## [Task details]
Your copy should hold exactly the lines from the one containing "Rebuild this chart" to the one containing "plt.rcParams['lines.scale_dashes'] = False", inclusive, with no pictures.

== Supplied data

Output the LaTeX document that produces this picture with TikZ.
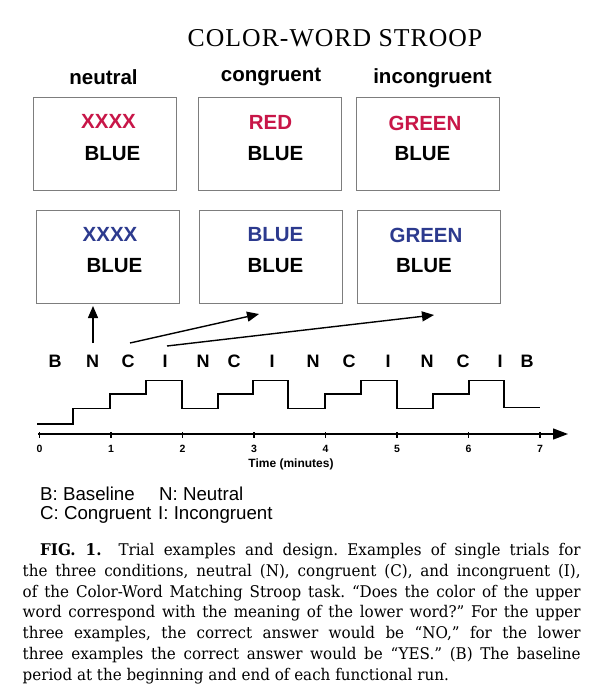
\documentclass[tikz,border=0pt]{standalone}
\usepackage{fontspec}
\setmainfont{DejaVu Serif}
\setsansfont{Liberation Sans}
\newfontfamily\titlefont[LetterSpace=4]{Liberation Serif}
\newfontfamily\capfont[FakeStretch=0.94]{DejaVu Serif}
\usetikzlibrary{arrows.meta}
\definecolor{wordred}{RGB}{200,22,72}
\definecolor{wordblue}{RGB}{44,58,142}
\definecolor{boxgray}{RGB}{125,125,125}
\tikzset{
  trialbox/.style={draw=boxgray, line width=0.8pt, minimum width=143pt, minimum height=93pt, inner sep=0pt},
  word/.style={font=\sffamily\bfseries\fontsize{20.5}{24}\selectfont, inner sep=0pt},
  header/.style={font=\sffamily\bfseries\fontsize{20.5}{24}\selectfont, inner sep=0pt, anchor=base},
  conn/.style={line width=1.4pt, -{Triangle[length=12pt,width=10pt]}},
  seqletter/.style={font=\sffamily\bfseries\fontsize{18}{20}\selectfont, inner sep=0pt},
  stepline/.style={line width=1.4pt, line join=miter},
  axisline/.style={line width=1.3pt, -{Triangle[length=15pt,width=11pt]}},
  tickline/.style={line width=1.2pt},
  ticklabel/.style={font=\sffamily\bfseries\fontsize{10.5}{12}\selectfont, inner sep=0pt},
  legendtext/.style={font=\sffamily\fontsize{18.7}{22}\selectfont, inner sep=0pt, anchor=base west},
}
\begin{document}
\frenchspacing
\begin{tikzpicture}[x=1pt,y=-1pt]
\useasboundingbox (0,0) rectangle (592,699);
\fill[white] (0,0) rectangle (592,699);

% title
\node[font=\titlefont\fontsize{25.7}{30}\selectfont, anchor=base, inner sep=0pt] (title) at (335,46.7) {COLOR-WORD STROOP};

% headers
\node[header] (hN) at (103.5,84) {neutral};
\node[header] (hC) at (271,81) {congruent};
\node[header] (hI) at (432.5,83) {incongruent};

% boxes
\node[trialbox] (t1) at (105,144) {};
\node[trialbox] (t2) at (269.5,143.5) {};
\node[trialbox] (t3) at (427.5,143.5) {};
\node[trialbox] (b1) at (108,256.5) {};
\node[trialbox] (b2) at (270.5,256.5) {};
\node[trialbox] (b3) at (429,256.5) {};

% words, top row
\node[word, text=wordred] (t1u) at (108.5,121.5) {XXXX};
\node[word] (t1l) at (112.5,153.5) {BLUE};
\node[word, text=wordred] (t2u) at (270.5,122) {RED};
\node[word] (t2l) at (275.5,153.5) {BLUE};
\node[word, text=wordred] (t3u) at (425,123.5) {GREEN};
\node[word] (t3l) at (422.5,153.5) {BLUE};

% words, bottom row
\node[word, text=wordblue] (b1u) at (110,234) {XXXX};
\node[word] (b1l) at (114.5,266) {BLUE};
\node[word, text=wordblue] (b2u) at (275.5,234.5) {BLUE};
\node[word] (b2l) at (275.5,265.5) {BLUE};
\node[word, text=wordblue] (b3u) at (426,235) {GREEN};
\node[word] (b3l) at (424,265.5) {BLUE};

% arrows
\coordinate (a1s) at (93,343);
\coordinate (a1e) at (93,306);
\coordinate (a2s) at (130,343);
\coordinate (a2e) at (259,314);
\coordinate (a3s) at (167,346);
\coordinate (a3e) at (434,315);
\draw[conn] (a1s) -- (a1e);
\draw[conn] (a2s) -- (a2e);
\draw[conn] (a3s) -- (a3e);

% sequence letters
\foreach \x/\l [count=\i] in {55/B, 92.5/N, 128/C, 165/I, 203/N, 234/C, 272/I, 313/N, 349/C, 388/I, 427/N, 463/C, 500/I, 527/B}
  \node[seqletter] (s\i) at (\x,361.5) {\l};

% block design
\draw[stepline] (37,424) -- (73,424) -- (73,408.5) -- (110,408.5) -- (110,394) -- (146,394) -- (146,380.5) -- (182,380.5)
  -- (182,408.5) -- (218,408.5) -- (218,394) -- (253,394) -- (253,380.5) -- (288,380.5)
  -- (288,408.5) -- (325,408.5) -- (325,394) -- (361,394) -- (361,380.5) -- (397,380.5)
  -- (397,408.5) -- (433,408.5) -- (433,394) -- (469,394) -- (469,380.5) -- (504,380.5)
  -- (504,407.5) -- (540,407.5);

% time axis
\coordinate (ax0) at (38,434);
\coordinate (ax1) at (568,434);
\draw[axisline] (ax0) -- (ax1);
\foreach \t in {0,...,7} {
  \pgfmathsetmacro{\tx}{39.5+71.5*\t}
  \draw[tickline] (\tx,432) -- (\tx,438);
  \node[ticklabel] (tk\t) at (\tx,448.5) {\t};
}
\node[font=\sffamily\bfseries\fontsize{12}{14}\selectfont, inner sep=0pt] (tlabel) at (291,464) {Time (minutes)};

% legend
\node[legendtext] (lB) at (40,500) {B: Baseline};
\node[legendtext] (lN) at (159,500) {N: Neutral};
\node[legendtext] (lC) at (40,519.5) {C: Congruent};
\node[legendtext] (lI) at (158,519.5) {I: Incongruent};

% caption
\node[anchor=north west, inner sep=0pt, align=left, font=\capfont\fontsize{16.1}{20.8}\selectfont] (cap) at (22.5,543) {%
\makebox[558pt][s]{\hspace*{17.5pt}\textbf{FIG. 1.}\hspace{17pt}Trial examples and design. Examples of single trials for}\\
\makebox[558pt][s]{the three conditions, neutral (N), congruent (C), and incongruent (I),}\\
\makebox[558pt][s]{of the Color-Word Matching Stroop task. “Does the color of the upper}\\
\makebox[558pt][s]{word correspond with the meaning of the lower word?” For the upper}\\
\makebox[558pt][s]{three examples, the correct answer would be “NO,” for the lower}\\
\makebox[558pt][s]{three examples the correct answer would be “YES.” (B) The baseline}\\
period at the beginning and end of each functional run.};
\end{tikzpicture}
\end{document}
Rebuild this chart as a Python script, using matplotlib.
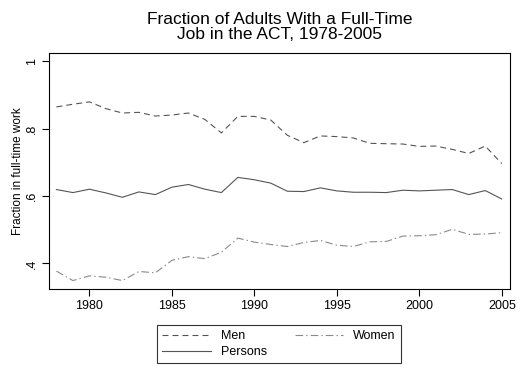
import matplotlib
matplotlib.use("Agg")
import matplotlib.pyplot as plt
import numpy as np

plt.rcParams['font.family'] = ['Liberation Sans', 'DejaVu Sans']
plt.rcParams['lines.scale_dashes'] = False

years = np.arange(1978, 2006)
men = [0.864, 0.872, 0.879, 0.859, 0.846, 0.848, 0.837, 0.840, 0.846, 0.827,
       0.787, 0.836, 0.836, 0.825, 0.780, 0.758, 0.778, 0.776, 0.772, 0.756,
       0.755, 0.754, 0.747, 0.748, 0.738, 0.726, 0.748, 0.696]
women = [0.377, 0.349, 0.363, 0.359, 0.349, 0.376, 0.372, 0.409, 0.420, 0.414,
         0.433, 0.475, 0.463, 0.456, 0.450, 0.462, 0.468, 0.454, 0.450, 0.464,
         0.465, 0.481, 0.482, 0.485, 0.501, 0.486, 0.487, 0.491]
persons = [0.619, 0.610, 0.620, 0.609, 0.596, 0.612, 0.604, 0.626, 0.634, 0.620,
           0.610, 0.655, 0.648, 0.638, 0.614, 0.613, 0.624, 0.615, 0.611, 0.611,
           0.610, 0.617, 0.615, 0.617, 0.619, 0.604, 0.616, 0.591]

xticks = [1980, 1985, 1990, 1995, 2000, 2005]
yticks = [0.4, 0.6, 0.8, 1.0]
ytick_labels = ['.4', '.6', '.8', '1']

W, H = 529, 377
fig = plt.figure(figsize=(W / 100, H / 100), dpi=100)
ax = fig.add_axes([49 / W, 1 - 289 / H, (510 - 49) / W, (289 - 53) / H])

l_men, = ax.plot(years, men, color='#555555', lw=0.8, linestyle=(0, (4.3, 2.9)), label='Men')
l_pers, = ax.plot(years, persons, color='#555555', lw=0.8, label='Persons')
l_wom, = ax.plot(years, women, color='#8a8a8a', lw=0.8, linestyle=(0, (5.5, 2.2, 1.0, 2.2)), label='Women')

ax.set_xlim(1977.55, 2005.5)
ax.set_ylim(0.324, 1.024)
ax.set_xticks(xticks)
ax.set_yticks(yticks)
ax.set_yticklabels(ytick_labels, rotation=90, va='center')
ax.tick_params(direction='out', length=5, width=0.8, labelsize=9, pad=3)
for s in ax.spines.values():
    s.set_linewidth(0.8)

ax.set_ylabel('Fraction in full-time work', fontsize=8.5, labelpad=1)
ax.set_title('Fraction of Adults With a Full-Time\nJob in the ACT, 1978-2005',
             fontsize=12.5, pad=10, linespacing=1.0)

leg = fig.legend([l_men, l_pers, l_wom], ['Men', 'Persons', 'Women'],
                 ncol=2, loc='upper center', bbox_to_anchor=(279 / W, 1 - 319 / H),
                 fontsize=9, frameon=True, fancybox=False, edgecolor='black',
                 handlelength=3.9, handletextpad=0.8, columnspacing=2.2,
                 labelspacing=0.3, borderpad=0.4)
leg.get_frame().set_linewidth(0.8)

fig.savefig('out.png', dpi=100, facecolor='white')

====

## [Response]
Rebuild this chart as a Python script, using matplotlib.
import matplotlib
matplotlib.use("Agg")
import matplotlib.pyplot as plt
import numpy as np

plt.rcParams['font.family'] = ['Liberation Sans', 'DejaVu Sans']
plt.rcParams['lines.scale_dashes'] = False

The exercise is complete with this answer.